Tuesday, May 28, 2013

Is it proper to pardon the “criminal” amongst our political people?

Back when I covered the General Assembly on a full-time basis, there was a member of the Illinois House of Representatives named Coy Pugh.

PUGH: No better, or worse, than colleagues
He served about a decade representing assorted West Side neighborhoods in the Legislature, and probably wouldn’t have stood out in my mind at all except for one fact.

PUGH HAS A criminal record. He served stints in both federal and state prisons, and also knows what the inside of the Cook County Jail is like. But in his early 30s, he “found religion” and managed to clean up his act, getting himself an education and getting off the drugs that had led him into many improper acts.

Now I’m not trying to offer up any apologies for Pugh – whom I haven’t seen since the day that then-Gov. George Ryan commuted all those death row sentences and Pugh happened to be in attendance for the announcement at Northwestern University.
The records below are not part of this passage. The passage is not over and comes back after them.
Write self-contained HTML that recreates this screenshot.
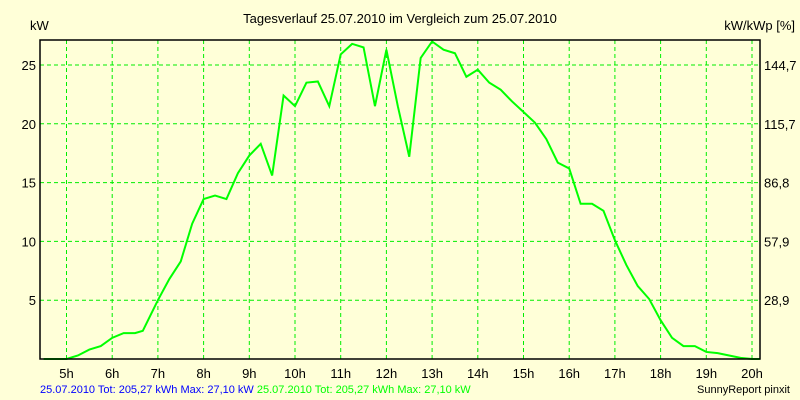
<!DOCTYPE html>
<html><head><meta charset="utf-8"><style>
body{margin:0;background:#ffffd8;}
svg{display:block;font-family:"Liberation Sans",sans-serif;font-size:13px;}
</style></head><body>
<svg id="c" width="800" height="400">
<rect width="800" height="400" fill="#ffffd8"/>
<text x="400" y="23" text-anchor="middle">Tagesverlauf 25.07.2010 im Vergleich zum 25.07.2010</text>
<text x="30" y="30">kW</text>
<text x="795" y="30" text-anchor="end">kW/kWp [%]</text>
<g id="grid"></g>
<g id="labels"></g>
<polyline id="series" fill="none" stroke="#00ff00" stroke-width="2"/>
<rect x="40" y="40" width="720" height="319" fill="none" stroke="#000" stroke-width="1.5"/>
<text x="40" y="393" fill="#0000ff" font-size="11">25.07.2010 Tot: 205,27 kWh Max: 27,10 kW <tspan fill="#00ff00">25.07.2010 Tot: 205,27 kWh Max: 27,10 kW</tspan></text>
<text x="790" y="393" text-anchor="end" font-size="11">SunnyReport pinxit</text>
</svg>
<script>
const hours=[4.5,5,5.25,5.5,5.75,6,6.25,6.5,6.67,7,7.25,7.5,7.75,8,8.25,8.5,8.75,9,9.25,9.5,9.75,10,10.25,10.5,10.75,11,11.25,11.5,11.75,12,12.25,12.5,12.75,13,13.25,13.5,13.75,14,14.25,14.5,14.75,15,15.25,15.5,15.75,16,16.25,16.5,16.75,17,17.25,17.5,17.75,18,18.25,18.5,18.75,19,19.25,19.5,19.75,20,20.17];
const kw=[0,0,0.3,0.8,1.1,1.8,2.2,2.2,2.4,5,6.8,8.3,11.5,13.6,13.9,13.6,15.8,17.3,18.3,15.6,22.4,21.5,23.5,23.6,21.5,25.9,26.8,26.5,21.5,26.3,21.5,17.2,25.6,27.0,26.3,26.0,24.0,24.6,23.5,22.9,21.9,21.0,20.1,18.7,16.7,16.2,13.2,13.2,12.6,10.1,8.0,6.2,5.1,3.3,1.8,1.1,1.1,0.6,0.5,0.3,0.1,0,0];
const yTicks=[5,10,15,20,25];
const rightLabels=["28,9","57,9","86,8","115,7","144,7"];
const xTicks=[5,6,7,8,9,10,11,12,13,14,15,16,17,18,19,20];
const NS="http://www.w3.org/2000/svg";
const xs=h=>66.5+(h-5)*45.7;
const ys=v=>359-v*11.76;
const grid=document.getElementById('grid'),lab=document.getElementById('labels');
function mk(tag,attrs,parent){const e=document.createElementNS(NS,tag);for(const k in attrs)e.setAttribute(k,attrs[k]);parent.appendChild(e);return e;}
xTicks.forEach(h=>{
 const l=mk('line',{x1:xs(h),x2:xs(h),y1:40,y2:359,stroke:'#00ee00','stroke-dasharray':'4,3'},grid);
 
 
 const t=mk('text',{x:xs(h),y:378,'text-anchor':'middle'},lab);t.textContent=h+'h';
 
 
});
yTicks.forEach((v,i)=>{
 const l=mk('line',{x1:40,x2:760,y1:ys(v),y2:ys(v),stroke:'#00ee00','stroke-dasharray':'4,3'},grid);
 
 
 const t=mk('text',{x:36,y:ys(v)+5,'text-anchor':'end'},lab);t.textContent=v;
 
 
 const r=mk('text',{x:764,y:ys(v)+5},lab);r.textContent=rightLabels[i];
 
 
});
document.getElementById('series').setAttribute('points',hours.map((h,i)=>xs(h)+','+ys(kw[i])).join(' '));
</script>
</body></html>
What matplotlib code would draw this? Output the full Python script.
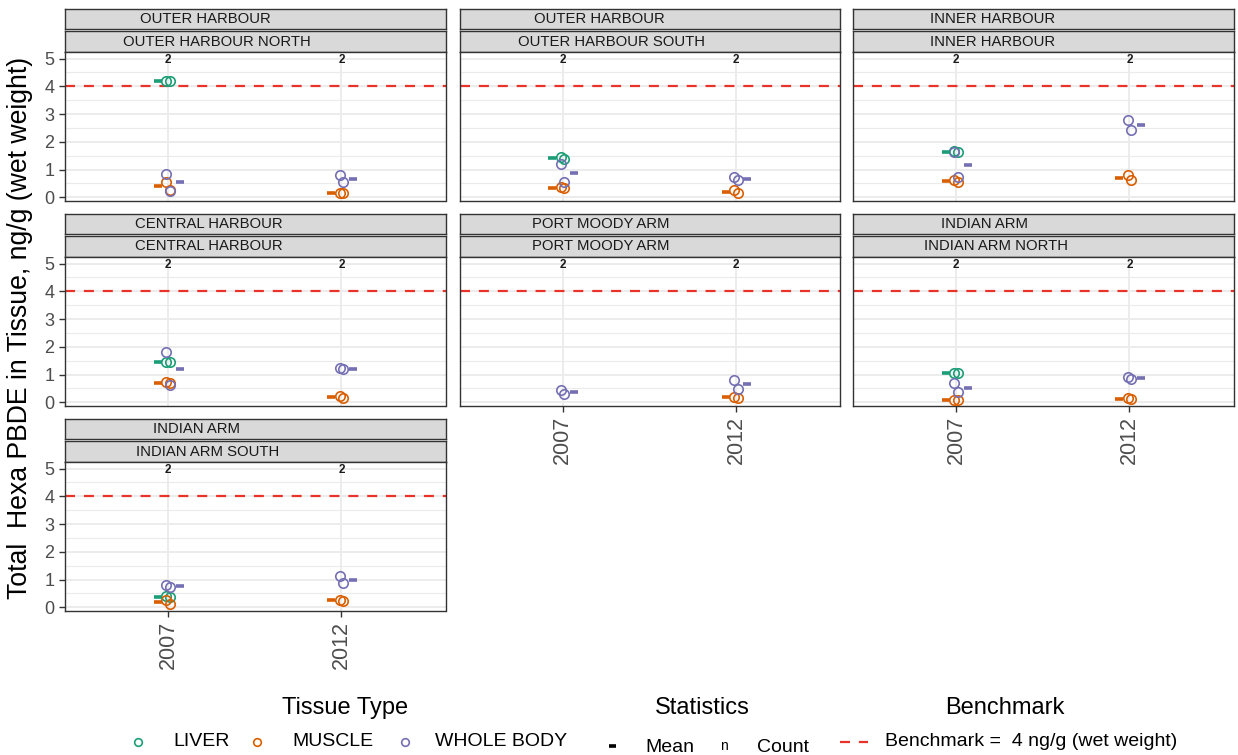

But the memories I have of Pugh as a legislator are that he wasn’t any more, or less, competent than anyone else who served in the General Assembly at the time.

There were those who had hang-ups about his presence at the Statehouse. But it always seemed motivated more by partisan politics and ideological concerns than anything legitimate.

PERHAPS IT IS because of this factor that I don’t get as worked up over a set of stories that have cropped up in recent weeks concerning people with criminal records who have managed to get themselves elected to office. I wouldn’t want a Legislature or City Council full of felons (insert your tacky joke here about the politicos being felons-in-training).

But there may be a few who have learned from their experience and are capable of serving in the representative bodies of government. Particularly if the voters in their respective districts are willing to put them there.

QUINN: Complaints about pardons
Just on Monday, the Chicago Sun-Times published a recent study by the Better Government Association concerning Juan Elias. He works for 1st Ward Alderman Proco “Joe” Moreno, had criminal convictions and was less-than-upfront about them when he first applied for a city payroll job.

There are those who’d like to see him fired just for that factor. But Gov. Pat Quinn threw a wrench into those works when he approved a pardon for Elias. Which means his criminal convictions aren’t supposed to be held against him any longer.

THIS ISN’T EVEN a new move.

For in suburban Harvey, there is District 152 school board President Janet Rogers with a pair of felony convictions – which has the Illinois attorney general’s office trying to figure out how she can be removed from office. But Quinn gave her a pardon as well.

In her case, one of her convictions related to her providing false information about her finances when her son tried to get a financial aid package to go to college.

But she was able to get into political office (school boards are as political an animal as any other) first through appointment, then through election. Part of what allowed her to slip through is that her conviction was done under her maiden name.

SO SOMEWHERE ALONG the line, people didn’t realize at first that she had a record. Although considering that she keeps getting re-elected, they don’t seem to care (although it should be acknowledged that in many suburban boards, there are barely enough candidates to fill them. People often run un-opposed).

At the time of the pardon for Rogers, Quinn aides did not offer specific explanations for her case – preferring to talk in generalities about the pardon process.

ROGERS: Keeping her school board post
It may well be that Quinn believes in a second chance, or saw that these officials weren’t any less inept than the non-felons who got elected to office. Or that it is questionable to dump someone from office whom the voters put there – which is Rogers’ case. Or in the case of Elias, not forcing someone out just because the critics might be offended at his superior (Moreno is the alderman who previously got into the public spat with the Chick-fil-A people when they wanted to locate in his ward over his objections).

Or maybe he just saw how ridiculously absurd the pardon and clemency process had become in Illinois.

BECAUSE QUINN HAS a backlog of cases from the days of Rod Blagojevich – who appeared to want to NOT grant pardons, but also wasn’t terribly interested in rejecting them either.

Which will make any future apathy with regards to his own legal appeals or pardon requests all the more ironic.

He preferred to ignore the cases. I’ll credit Quinn for at least having the nerve to address the issue. Or for realizing that dumping these people from office just because of decades-old criminal cases would seem like a technicality that goes against the will of the people.

Get the courts to dump them, on account of the fact that they couldn’t be beat at the ballot box.